Tuesday, December 16, 2014

Tuesday Storytime: Trucks

Yeah, I know, why pick this theme for this time of year.  I felt like it.  :)


Tough Trucks
Tony Mitton (Dinosaurumpus), illustrated by Ant Parker
ISBN: 0753456001
Anthro-animals work with slightly cartoonish trucks on jobs with very metered verse blocks.

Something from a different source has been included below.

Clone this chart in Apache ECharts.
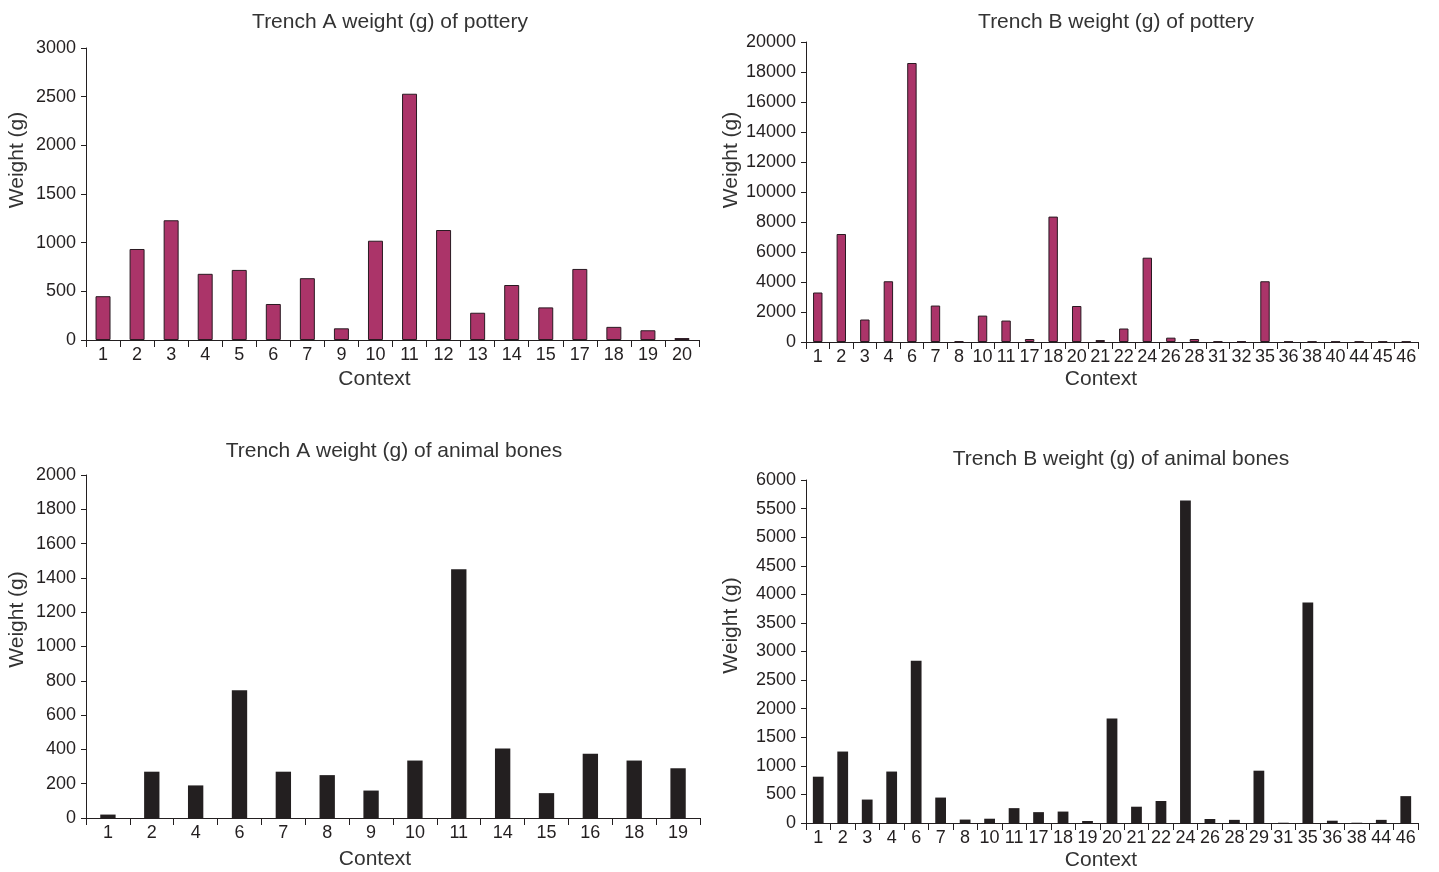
<!DOCTYPE html>
<html>
<head>
<meta charset="utf-8">
<script src="https://cdn.jsdelivr.net/npm/echarts@6/dist/echarts.min.js"></script>
<style>
html,body{margin:0;padding:0;background:#fff;}
#chart{width:1439px;height:872px;}
</style>
</head>
<body>
<div id="chart"></div>
<script>
// ---- data ----
const titles = [
  'Trench A weight (g) of pottery',
  'Trench B weight (g) of pottery',
  'Trench A weight (g) of animal bones',
  'Trench B weight (g) of animal bones'
];
const xName = 'Context';
const yName = 'Weight (g)';

const potteryACats = ['1','2','3','4','5','6','7','9','10','11','12','13','14','15','17','18','19','20'];
const potteryAVals = [450,935,1230,680,720,370,635,120,1020,2530,1130,280,565,335,730,135,100,20];

const potteryBCats = ['1','2','3','4','6','7','8','10','11','17','18','20','21','22','24','26','28','31','32','35','36','38','40','44','45','46'];
const potteryBVals = [3300,7200,1500,4050,18600,2430,50,1760,1430,200,8360,2400,130,900,5620,290,200,40,40,4050,30,30,30,30,30,30];

const bonesACats = ['1','2','4','6','7','8','9','10','11','14','15','16','18','19'];
const bonesAVals = [20,270,190,745,270,250,160,335,1450,405,145,375,335,290];

const bonesBCats = ['1','2','3','4','6','7','8','10','11','17','18','19','20','21','22','24','26','28','29','31','35','36','38','44','46'];
const bonesBVals = [810,1250,410,900,2840,445,60,75,260,190,200,35,1830,285,385,5640,70,55,915,5,3855,40,5,55,470];

const yMax = [3000, 20000, 2000, 6000];
const yStep = [500, 2000, 200, 500];

// ---- layout / style ----
const FONT = '"Liberation Sans", Arial, sans-serif';
const INK = '#231f20';
const POT = '#ab3469';
const BONE = '#231f20';

const grids = [
  {left: 86, top: 48, width: 613, height: 292},
  {left: 806, top: 42, width: 612, height: 300},
  {left: 86, top: 475, width: 614, height: 343},
  {left: 806, top: 480, width: 612, height: 343}
].map(g => Object.assign({outerBoundsMode: 'none', containLabel: false}, g));
const titlePos = [[385, 7], [1111, 7], [389, 436], [1116, 444]];
const yNameGap = [58, 60, 58, 64];
const yNameShift = [68, 64, 54, 52];
const xNameShift = [36, 22, 36, 22];
const gaps = ['56%', '60%', '65%', '56%'];
const cats = [potteryACats, potteryBCats, bonesACats, bonesBCats];
const vals = [potteryAVals, potteryBVals, bonesAVals, bonesBVals];
const colors = [POT, POT, BONE, BONE];
const xNameGap = [29, 27, 31, 27];

const option = {
  animation: false,
  backgroundColor: '#fff',
  title: titles.map((t, i) => ({
    text: t, left: titlePos[i][0], top: titlePos[i][1], textAlign: 'center',
    textStyle: {fontFamily: FONT, fontSize: 21, fontWeight: 'normal', color: '#333'}
  })),
  grid: grids,
  xAxis: cats.map((c, i) => ({
    type: 'category', gridIndex: i, data: c,
    name: xName, nameLocation: 'middle', nameGap: xNameGap[i],
    nameTextStyle: {fontFamily: FONT, fontSize: 21, color: '#333', padding: [0, xNameShift[i], 0, 0]},
    axisLine: {lineStyle: {color: INK, width: 1}},
    axisTick: {show: true, length: 7, inside: false, lineStyle: {color: INK}},
    axisLabel: {fontFamily: FONT, fontSize: 18, color: INK, margin: 6, interval: 0},
    splitLine: {show: false}
  })),
  yAxis: yMax.map((m, i) => ({
    type: 'value', gridIndex: i, min: 0, max: m, interval: yStep[i],
    name: yName, nameLocation: 'middle', nameGap: yNameGap[i], nameRotate: 90,
    nameTextStyle: {fontFamily: FONT, fontSize: 21, color: '#333', padding: [0, 0, 0, yNameShift[i]]},
    axisLine: {show: true, lineStyle: {color: INK, width: 1}},
    axisTick: {show: true, length: 5, lineStyle: {color: INK}},
    axisLabel: {fontFamily: FONT, fontSize: 18, color: INK, margin: 10, formatter: v => String(v)},
    splitLine: {show: false}
  })),
  series: vals.map((v, i) => ({
    type: 'bar', xAxisIndex: i, yAxisIndex: i, data: v,
    barCategoryGap: gaps[i],
    itemStyle: {color: colors[i], borderColor: i < 2 ? '#2a1a22' : BONE, borderWidth: i < 2 ? 1 : 0}
  }))
};

const chart = echarts.init(document.getElementById('chart'), null, {renderer: 'canvas'});
chart.setOption(option);
</script>
</body>
</html>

I really like this one for the vocabulary: study, accelerate, "weave and wend," piston, liquids... really interesting and potentially unfamiliar words for little ones.  The rhyme is solid (sometimes a bit too solid) and perhaps a bit plodding, but it works for the measured pace of the very loose framework of "trucks and truckers working at jobs."  Because the characters are all various animals, there's no indication of gender, except for a waitress-cat wearing a frilly apron.  I would have preferred to see frills on a couple of the truckers/workers or a gender-neutral apron on the wait-staffer, but at least they are animals, so one can plead that they are multi-gendered.


I Love Trucks!
Philemon Sturges, illustrated by Shari Halpern
ISBN: 0060278196
Multi-gendered, multi-ethnic drivers and characters fill a tiny town full of types of trucks.

Our narrator for this very short and simple trucking celebration is a kid playing with trucks in a sandbox, describing various types of truckish jobs that get done while the blocky, primary-colored artwork keeps the environment simple and straighforward and very appealing.  The best-loved truck is an ice-cream truck, so if you're in a rural or ice-cream-truck-less area, be prepared for some really intense questions about trucks that dispense ice-cream.


Trucks Roll!
George Ella Lyon, illustrated by Craig Frazier (Stanley Mows the Lawn)
ISBN: 9781416924357
Abstracted and graphically-intense scenes in forced-perspective or otherwise intriguing compositions.

This is my favorite truck book from today, and might be my favorite truck book in general.  Frazier's graphic art is just phenomenal, and everything from the endpapers (in that bright burnt-yellow industrial corrugated-iron pattern) to the movement and energy blasting out of his pages just makes me so energized and happy as a reader.  The storyline isn't amazing - it isn't really a story, and is really very like Tough Trucks as far as ideas go, but here we stick with trucks on the road, and what they might carry (wild cargoes like rabbits or giant cookies under tarps) and it works much better to have our focus limited to road trucking.  What also works much better is the rhyme and cadence here - we get shorter rhymes and so less interesting vocab, but the words and phrases just leap out, with the coda "Trucks roll" becoming more and more impressive til we reach the end.  Finally, the idea of having the "Trucks stop" in the middle of the book, and ending at dawn (another bravura graphic design, with the shadows on the trucker, the steam on the coffee, and even the hood-ornament as a bird reaching for the sky, all with bright yellow and orange sun rays streaming across) is really brilliant, and a nice change from the usual choice of stopping at "bedtime."   Love this book.